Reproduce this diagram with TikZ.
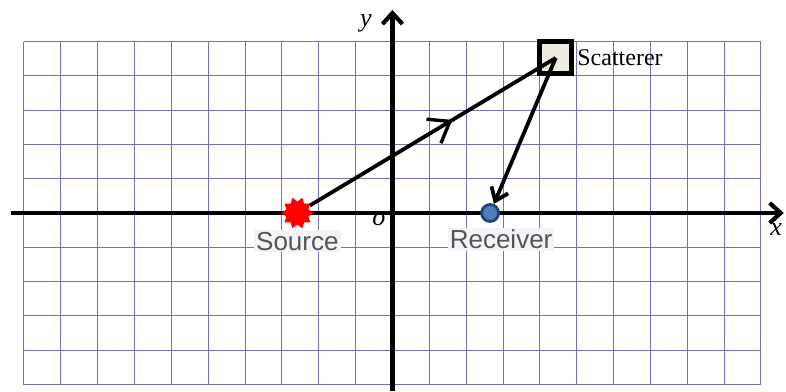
\documentclass[tikz,border=0pt]{standalone}
\usepackage{fontspec}
\setmainfont{Liberation Serif}
\setsansfont{Liberation Sans}
\usepackage{xcolor}
\usepackage{tikz}
\usetikzlibrary{positioning}
\usetikzlibrary{shapes.geometric}
\usetikzlibrary{arrows.meta}
\usetikzlibrary{decorations.markings}

\definecolor{gridblue}{RGB}{112,112,190}
\definecolor{rcvfill}{RGB}{74,126,190}
\definecolor{rcvedge}{RGB}{38,68,115}
\definecolor{sctfill}{RGB}{238,235,226}
\definecolor{lblgray}{RGB}{85,85,85}
\definecolor{lblbg}{RGB}{244,244,248}

\begin{document}
\begin{tikzpicture}[x=36.85pt, y=34.3pt,
    axis/.style={line width=4.2pt, -{Straight Barb[length=11pt, width=20pt]}},
    ray/.style={line width=3.8pt},
    ptlabel/.style={font=\sffamily\fontsize{26}{28}\selectfont, text=lblgray, fill=lblbg, inner sep=2pt},
    axlabel/.style={font=\itshape\fontsize{26}{28}\selectfont, inner sep=0pt}]
    \useasboundingbox[fill=white] (-10.65,-5.19) rectangle (10.68,6.21);
    \draw[gridblue, line width=0.9pt, step=1] (-10,-5) grid (10,5);

    \coordinate (xl) at (-10.35,0);
    \coordinate (xr) at (10.62,0);
    \coordinate (yb) at (0,-5.19);
    \coordinate (yt) at (0,5.92);
    \draw[axis] (xl) -- (xr);
    \draw[axis] (yb) -- (yt);

    \node[axlabel] (xlab) at (10.41,-0.47) {x};
    \node[axlabel] (ylab) at (-0.72,5.52) {y};
    \node[axlabel] (olab) at (-0.37,-0.18) {o};

    \node[star, star points=10, star point ratio=0.72, minimum size=23pt, inner sep=0pt, fill=red] (src) at (-2.58,0) {};
    \node[circle, minimum size=17pt, inner sep=0pt, fill=rcvfill, draw=rcvedge, line width=2.8pt] (rcv) at (2.65,0) {};
    \node[rectangle, minimum size=32pt, inner sep=0pt, fill=sctfill, draw=black, line width=5pt] (sct) at (4.43,4.52) {};

    \node[ptlabel, below=5pt of src] (srclab) {Source};
    \node[ptlabel, below=5pt of rcv, xshift=11pt] (rcvlab) {Receiver};
    \node[font=\fontsize{24}{26}\selectfont, inner sep=2pt, right=1pt of sct] (sctlab) {Scatterer};

    \draw[ray, postaction={decorate}, decoration={markings, mark=at position 0.58 with {\arrow[line width=3.4pt]{Straight Barb[length=19pt, width=28pt]}}}] (src) -- (sct.center);
    \draw[ray, -{Straight Barb[length=12pt, width=18pt]}] (sct.center) -- (rcv);
\end{tikzpicture}
\end{document}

····················

Short exercise: Begin at the first line of the material and copy each line exactly through the one containing "(olab) at (-0.37,-0.18)". Omit pictures.

Output of the task:
Reproduce this diagram with TikZ.
\documentclass[tikz,border=0pt]{standalone}
\usepackage{fontspec}
\setmainfont{Liberation Serif}
\setsansfont{Liberation Sans}
\usepackage{xcolor}
\usepackage{tikz}
\usetikzlibrary{positioning}
\usetikzlibrary{shapes.geometric}
\usetikzlibrary{arrows.meta}
\usetikzlibrary{decorations.markings}

\definecolor{gridblue}{RGB}{112,112,190}
\definecolor{rcvfill}{RGB}{74,126,190}
\definecolor{rcvedge}{RGB}{38,68,115}
\definecolor{sctfill}{RGB}{238,235,226}
\definecolor{lblgray}{RGB}{85,85,85}
\definecolor{lblbg}{RGB}{244,244,248}

\begin{document}
\begin{tikzpicture}[x=36.85pt, y=34.3pt,
    axis/.style={line width=4.2pt, -{Straight Barb[length=11pt, width=20pt]}},
    ray/.style={line width=3.8pt},
    ptlabel/.style={font=\sffamily\fontsize{26}{28}\selectfont, text=lblgray, fill=lblbg, inner sep=2pt},
    axlabel/.style={font=\itshape\fontsize{26}{28}\selectfont, inner sep=0pt}]
    \useasboundingbox[fill=white] (-10.65,-5.19) rectangle (10.68,6.21);
    \draw[gridblue, line width=0.9pt, step=1] (-10,-5) grid (10,5);

    \coordinate (xl) at (-10.35,0);
    \coordinate (xr) at (10.62,0);
    \coordinate (yb) at (0,-5.19);
    \coordinate (yt) at (0,5.92);
    \draw[axis] (xl) -- (xr);
    \draw[axis] (yb) -- (yt);

    \node[axlabel] (xlab) at (10.41,-0.47) {x};
    \node[axlabel] (ylab) at (-0.72,5.52) {y};
    \node[axlabel] (olab) at (-0.37,-0.18) {o};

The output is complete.